(begin)

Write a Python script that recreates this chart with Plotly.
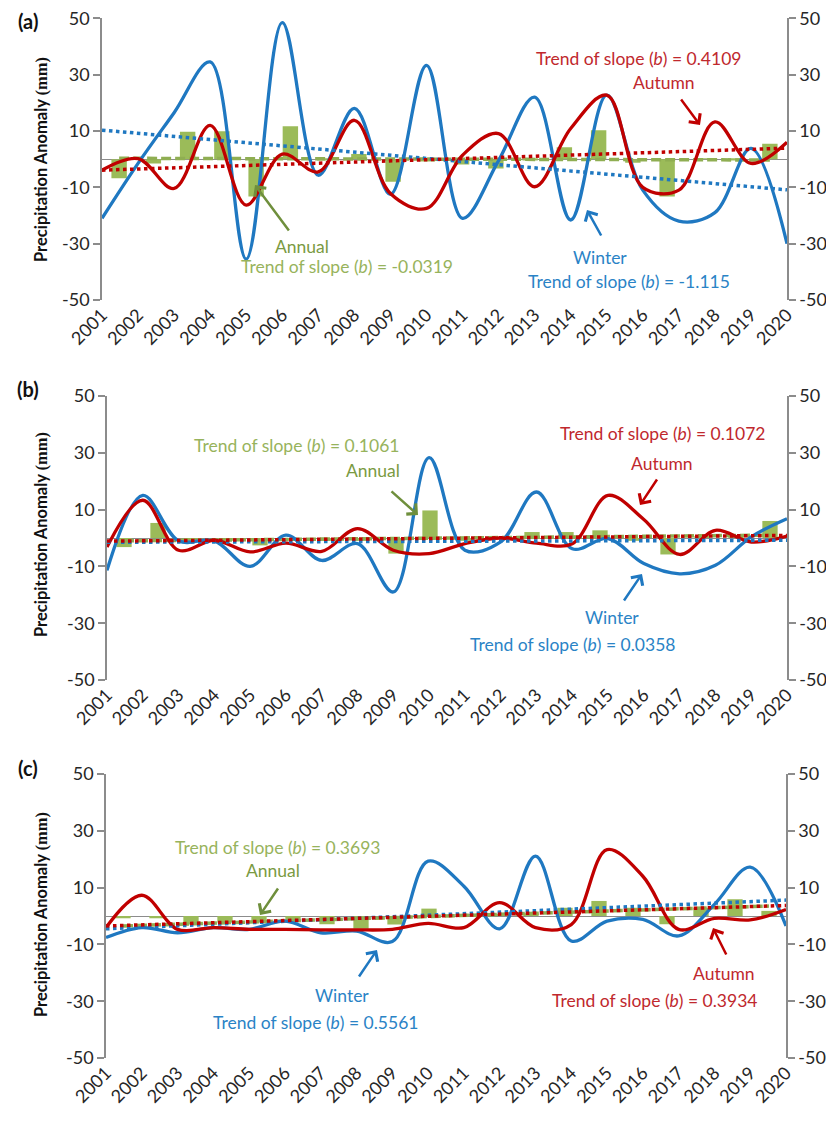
import plotly.graph_objects as go

# Page body adds an 8px margin; the figure is sized to the remaining area
OFF = 8
W, H = 834 - OFF, 1121 - OFF

years = [str(y) for y in range(2001, 2021)]
y_ticks = [-50, -30, -10, 10, 30, 50]
y_tick_text = ["-50", "-30", "-10", "10", "30", "50"]

# ---- Panel (a) ----
winter_a = [-21, -1.5, 16.5, 34.5, -35.5, 48.5, -5.7, 18, -12.5, 33.3, -21, -0.5, 22, -21.6, 22.7, -11, -22, -19, 3.8, -30]
autumn_a = [-3.9, 0.2, -10.4, 12, -16.3, 1.8, -4.5, 13.8, -12.2, -17.5, 1.4, 9.1, -9.8, 10.9, 22.7, -10, -11, 13.2, -1.5, 6]
annual_a = [-6.8, -1.5, 9.7, 9.9, -13.3, 11.7, -0.5, 1.8, -8, -0.8, -1.9, -3.3, -0.5, 4.2, 10.3, -1.3, -13.3, 0.3, -0.5, 5.5]
winter_trend_a = [10.3, -10.9]
autumn_trend_a = [-3.9, 3.9]
annual_trend_a = [0.3, -0.3]

# ---- Panel (b) ----
winter_b = [-11.4, 15, -1, -1, -10, 1, -7.9, -2, -19, 28.3, -4.3, -1.4, 16.2, -3.8, -0.2, -9, -12.6, -9.6, 0.4, 6.8]
autumn_b = [-3.2, 13.3, -4.3, -0.8, -4.9, -1.8, -4.7, 3.3, -4.3, -5.5, -2, 0, -1.8, -2, 15, 6.5, -5.8, 2.7, -1.4, 0.7]
annual_b = [-3.2, 5.3, -1, -1, -2.6, -1, -1, -1, -5.5, 9.7, -1, 0, 2.1, 2.1, 2.7, -1, -5.8, 0.5, 0.5, 6]
winter_trend_b = [-1.5, -0.8]
autumn_trend_b = [-1.1, 0.9]
annual_trend_b = [-1, 1]

# ---- Panel (c) ----
winter_c = [-7.6, -4.1, -5.9, -4.1, -4.7, -1.8, -5.9, -5.3, -9, 19.3, 10.5, -4.5, 21.1, -8.8, -1.8, -1.2, -7, 4.1, 17.2, -3.5]
autumn_c = [-4.1, 7.3, -4.7, -4.1, -4.7, -4.7, -4.9, -4.9, -4.7, -2.6, -4.1, 4.7, -4.1, -3, 23.4, 14, -4.7, -0.8, -1.4, 2.3]
annual_c = [-0.8, -0.8, -3, -2.3, -2.3, -1.8, -2.9, -4.5, -3, 2.6, 0.5, 0.5, 1, 2.9, 5.3, 2.9, -2.9, 2.9, 5.9, 1.8]
winter_trend_c = [-4.5, 5.6]
autumn_trend_c = [-3.5, 3.7]
annual_trend_c = [-3.5, 3.5]

slope_labels = {
    "a": {"winter": "-1.115", "autumn": "0.4109", "annual": "-0.0319"},
    "b": {"winter": "0.0358", "autumn": "0.1072", "annual": "0.1061"},
    "c": {"winter": "0.5561", "autumn": "0.3934", "annual": "0.3693"},
}

BLUE = "#1f78c1"
RED = "#c00000"
GREEN_BAR = "#9bbb59"
GREEN_DARK = "#7a9a42"
GREEN_TXT = "#97b35c"
RED_TXT = "#c0282d"
BLUE_TXT = "#2a83c6"
AXIS_GRAY = "#8c8c8c"
FONT = "Lato"
FS = 17.5
TICK_FS = 18

def P(x, y):
    """Window pixel -> paper fraction."""
    return (x - OFF) / W, 1 - (y - OFF) / H

panels = [
    dict(key="a", winter=winter_a, autumn=autumn_a, annual=annual_a,
         wt=winter_trend_a, at=autumn_trend_a, nt=annual_trend_a,
         xdom=(102, 787), ydom=(18.3, 300)),
    dict(key="b", winter=winter_b, autumn=autumn_b, annual=annual_b,
         wt=winter_trend_b, at=autumn_trend_b, nt=annual_trend_b,
         xdom=(107, 787), ydom=(396, 680)),
    dict(key="c", winter=winter_c, autumn=autumn_c, annual=annual_c,
         wt=winter_trend_c, at=autumn_trend_c, nt=annual_trend_c,
         xdom=(106, 786), ydom=(774, 1058)),
]

fig = go.Figure()
layout = {}

for k, p in enumerate(panels):
    xb = 2 * k + 1   # bar axis (base)
    xl = 2 * k + 2   # line axis (overlay)
    yl = 2 * k + 1   # left y
    yr = 2 * k + 2   # right y
    def nm(prefix, n):
        return prefix if n == 1 else f"{prefix}{n}"
    xb_id, xl_id, yl_id, yr_id = nm("x", xb), nm("x", xl), nm("y", yl), nm("y", yr)

    fig.add_trace(go.Bar(x=years, y=p["annual"], xaxis=xb_id, yaxis=yl_id,
                         marker=dict(color=GREEN_BAR, line=dict(width=0)),
                         width=0.45, showlegend=False, hoverinfo="skip"))
    fig.add_trace(go.Scatter(x=[years[0], years[-1]], y=p["nt"], xaxis=xb_id, yaxis=yl_id,
                             mode="lines", line=dict(color="#8fae52", width=3.5, dash="10px,4px"),
                             showlegend=False, hoverinfo="skip"))
    fig.add_trace(go.Scatter(x=years, y=p["winter"], xaxis=xl_id, yaxis=yl_id, mode="lines",
                             line=dict(color=BLUE, width=3.3, shape="spline", smoothing=1),
                             cliponaxis=False, showlegend=False, hoverinfo="skip"))
    fig.add_trace(go.Scatter(x=years, y=p["autumn"], xaxis=xl_id, yaxis=yl_id, mode="lines",
                             line=dict(color=RED, width=3.3, shape="spline", smoothing=1),
                             cliponaxis=False, showlegend=False, hoverinfo="skip"))
    fig.add_trace(go.Scatter(x=[years[0], years[-1]], y=p["wt"], xaxis=xl_id, yaxis=yl_id, mode="lines",
                             line=dict(color=BLUE, width=3.5, dash="dot"),
                             showlegend=False, hoverinfo="skip"))
    fig.add_trace(go.Scatter(x=[years[0], years[-1]], y=p["at"], xaxis=xl_id, yaxis=yl_id, mode="lines",
                             line=dict(color=RED, width=3.5, dash="dot"),
                             showlegend=False, hoverinfo="skip"))
    fig.add_trace(go.Scatter(x=[], y=[], xaxis=xl_id, yaxis=yr_id, mode="lines",
                             showlegend=False, hoverinfo="skip"))

    x0, _ = P(p["xdom"][0], 0)
    x1, _ = P(p["xdom"][1], 0)
    _, ytop = P(0, p["ydom"][0])
    _, ybot = P(0, p["ydom"][1])
    xd = [x0, x1]
    yd = [ybot, ytop]

    layout[nm("xaxis", xb)] = dict(domain=xd, anchor=yl_id, type="category",
                                   categoryorder="array", categoryarray=years,
                                   range=[-0.5, 19.5], showticklabels=False, automargin=False,
                                   showline=False, showgrid=False, zeroline=False, ticks="")
    layout[nm("xaxis", xl)] = dict(domain=xd, anchor=yl_id, overlaying=xb_id, type="category",
                                   categoryorder="array", categoryarray=years,
                                   range=[0, 19], showticklabels=True, tickangle=-45,
                                   automargin=False,
                                   tickfont=dict(family=FONT, size=TICK_FS, color="#262626"),
                                   showline=False, showgrid=False, zeroline=False, ticks="")
    ycommon = dict(range=[-50, 50], tickvals=y_ticks, ticktext=y_tick_text,
                   ticks="outside", ticklen=7, automargin=False, ticklabeloverflow="allow",
                   tickwidth=1.5, tickcolor=AXIS_GRAY, showline=True, linecolor=AXIS_GRAY,
                   linewidth=1.5, showgrid=False,
                   tickfont=dict(family=FONT, size=TICK_FS, color="#262626"))
    layout[nm("yaxis", yl)] = dict(domain=yd, anchor=xb_id, zeroline=True,
                                   zerolinecolor=AXIS_GRAY, zerolinewidth=1, **ycommon)
    layout[nm("yaxis", yr)] = dict(domain=yd, anchor=xb_id, overlaying=yl_id, side="right",
                                   zeroline=False, **ycommon)

annotations = []

def txt(x, y, text, color, size=FS, family=FONT, angle=0):
    px_, py_ = P(x, y)
    annotations.append(dict(x=px_, y=py_, xref="paper", yref="paper", text=text,
                            showarrow=False, xanchor="center", yanchor="middle",
                            textangle=angle,
                            font=dict(family=family, size=size, color=color)))

def arrow(tail, head, color):
    hx, hy = P(*head)
    annotations.append(dict(x=hx, y=hy, xref="paper", yref="paper", text="",
                            showarrow=True, ax=tail[0] - head[0], ay=tail[1] - head[1],
                            arrowhead=4, arrowsize=1.1, arrowwidth=2.5, arrowcolor=color,
                            standoff=0))

def trend_text(v):
    return f"Trend of slope (<i>b</i>) = {v}"

for lab, (x, y) in zip(["(a)", "(b)", "(c)"], [(28, 21), (28, 389), (28, 768)]):
    txt(x, y, f"<b>{lab}</b>", "#111111", size=20)

ytitle = "<b>Precipitation Anomaly <span style=\"font-family:Liberation Serif\">(mm)</span></b>"
for y in [160, 535, 915]:
    txt(41, y, ytitle, "#111111", size=16.5, angle=-90)

s = slope_labels["a"]
txt(638, 58, trend_text(s["autumn"]), RED_TXT)
txt(664, 83, "Autumn", RED_TXT)
arrow((680, 98), (700, 125), RED)
txt(600, 257, "Winter", BLUE_TXT)
txt(629, 282, trend_text(s["winter"]), BLUE_TXT)
arrow((602, 237), (587, 210), BLUE)
txt(302, 247, "Annual", GREEN_DARK)
txt(347, 266, trend_text(s["annual"]), GREEN_TXT)
arrow((290, 232), (255, 185), "#6f8f3c")

s = slope_labels["b"]
txt(296, 445, trend_text(s["annual"]), GREEN_TXT)
txt(373, 470, "Annual", GREEN_DARK)
arrow((390, 490), (418, 515), "#6f8f3c")
txt(662, 433, trend_text(s["autumn"]), RED_TXT)
txt(662, 463, "Autumn", RED_TXT)
arrow((658, 478), (640, 505), RED)
txt(612, 617, "Winter", BLUE_TXT)
txt(572, 644, trend_text(s["winter"]), BLUE_TXT)
arrow((623, 602), (642, 574), BLUE)

s = slope_labels["c"]
txt(277, 847, trend_text(s["annual"]), GREEN_TXT)
txt(273, 870, "Annual", GREEN_DARK)
arrow((279, 887), (260, 915), "#6f8f3c")
txt(342, 995, "Winter", BLUE_TXT)
txt(315, 1022, trend_text(s["winter"]), BLUE_TXT)
arrow((358, 978), (377, 950), BLUE)
txt(724, 973, "Autumn", RED_TXT)
txt(654, 1000, trend_text(s["autumn"]), RED_TXT)
arrow((727, 956), (713, 928), RED)

fig.update_layout(template="none", width=W, height=H, autosize=False,
                  margin=dict(l=0, r=0, t=0, b=0, pad=0),
                  paper_bgcolor="white", plot_bgcolor="white",
                  showlegend=False, barmode="overlay",
                  font=dict(family=FONT, size=FS),
                  annotations=annotations, **layout)

fig.write_html("out.html")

(end)

**Exercise goal**
Skip the pictures and restate exactly the lines from the beginning of the listing to the line with "return (x - OFF) / W, 1 - (y - OFF) / H", that line included.

**The completed task**
Write a Python script that recreates this chart with Plotly.
import plotly.graph_objects as go

# Page body adds an 8px margin; the figure is sized to the remaining area
OFF = 8
W, H = 834 - OFF, 1121 - OFF

years = [str(y) for y in range(2001, 2021)]
y_ticks = [-50, -30, -10, 10, 30, 50]
y_tick_text = ["-50", "-30", "-10", "10", "30", "50"]

# ---- Panel (a) ----
winter_a = [-21, -1.5, 16.5, 34.5, -35.5, 48.5, -5.7, 18, -12.5, 33.3, -21, -0.5, 22, -21.6, 22.7, -11, -22, -19, 3.8, -30]
autumn_a = [-3.9, 0.2, -10.4, 12, -16.3, 1.8, -4.5, 13.8, -12.2, -17.5, 1.4, 9.1, -9.8, 10.9, 22.7, -10, -11, 13.2, -1.5, 6]
annual_a = [-6.8, -1.5, 9.7, 9.9, -13.3, 11.7, -0.5, 1.8, -8, -0.8, -1.9, -3.3, -0.5, 4.2, 10.3, -1.3, -13.3, 0.3, -0.5, 5.5]
winter_trend_a = [10.3, -10.9]
autumn_trend_a = [-3.9, 3.9]
annual_trend_a = [0.3, -0.3]

# ---- Panel (b) ----
winter_b = [-11.4, 15, -1, -1, -10, 1, -7.9, -2, -19, 28.3, -4.3, -1.4, 16.2, -3.8, -0.2, -9, -12.6, -9.6, 0.4, 6.8]
autumn_b = [-3.2, 13.3, -4.3, -0.8, -4.9, -1.8, -4.7, 3.3, -4.3, -5.5, -2, 0, -1.8, -2, 15, 6.5, -5.8, 2.7, -1.4, 0.7]
annual_b = [-3.2, 5.3, -1, -1, -2.6, -1, -1, -1, -5.5, 9.7, -1, 0, 2.1, 2.1, 2.7, -1, -5.8, 0.5, 0.5, 6]
winter_trend_b = [-1.5, -0.8]
autumn_trend_b = [-1.1, 0.9]
annual_trend_b = [-1, 1]

# ---- Panel (c) ----
winter_c = [-7.6, -4.1, -5.9, -4.1, -4.7, -1.8, -5.9, -5.3, -9, 19.3, 10.5, -4.5, 21.1, -8.8, -1.8, -1.2, -7, 4.1, 17.2, -3.5]
autumn_c = [-4.1, 7.3, -4.7, -4.1, -4.7, -4.7, -4.9, -4.9, -4.7, -2.6, -4.1, 4.7, -4.1, -3, 23.4, 14, -4.7, -0.8, -1.4, 2.3]
annual_c = [-0.8, -0.8, -3, -2.3, -2.3, -1.8, -2.9, -4.5, -3, 2.6, 0.5, 0.5, 1, 2.9, 5.3, 2.9, -2.9, 2.9, 5.9, 1.8]
winter_trend_c = [-4.5, 5.6]
autumn_trend_c = [-3.5, 3.7]
annual_trend_c = [-3.5, 3.5]

slope_labels = {
    "a": {"winter": "-1.115", "autumn": "0.4109", "annual": "-0.0319"},
    "b": {"winter": "0.0358", "autumn": "0.1072", "annual": "0.1061"},
    "c": {"winter": "0.5561", "autumn": "0.3934", "annual": "0.3693"},
}

BLUE = "#1f78c1"
RED = "#c00000"
GREEN_BAR = "#9bbb59"
GREEN_DARK = "#7a9a42"
GREEN_TXT = "#97b35c"
RED_TXT = "#c0282d"
BLUE_TXT = "#2a83c6"
AXIS_GRAY = "#8c8c8c"
FONT = "Lato"
FS = 17.5
TICK_FS = 18

def P(x, y):
    """Window pixel -> paper fraction."""
    return (x - OFF) / W, 1 - (y - OFF) / H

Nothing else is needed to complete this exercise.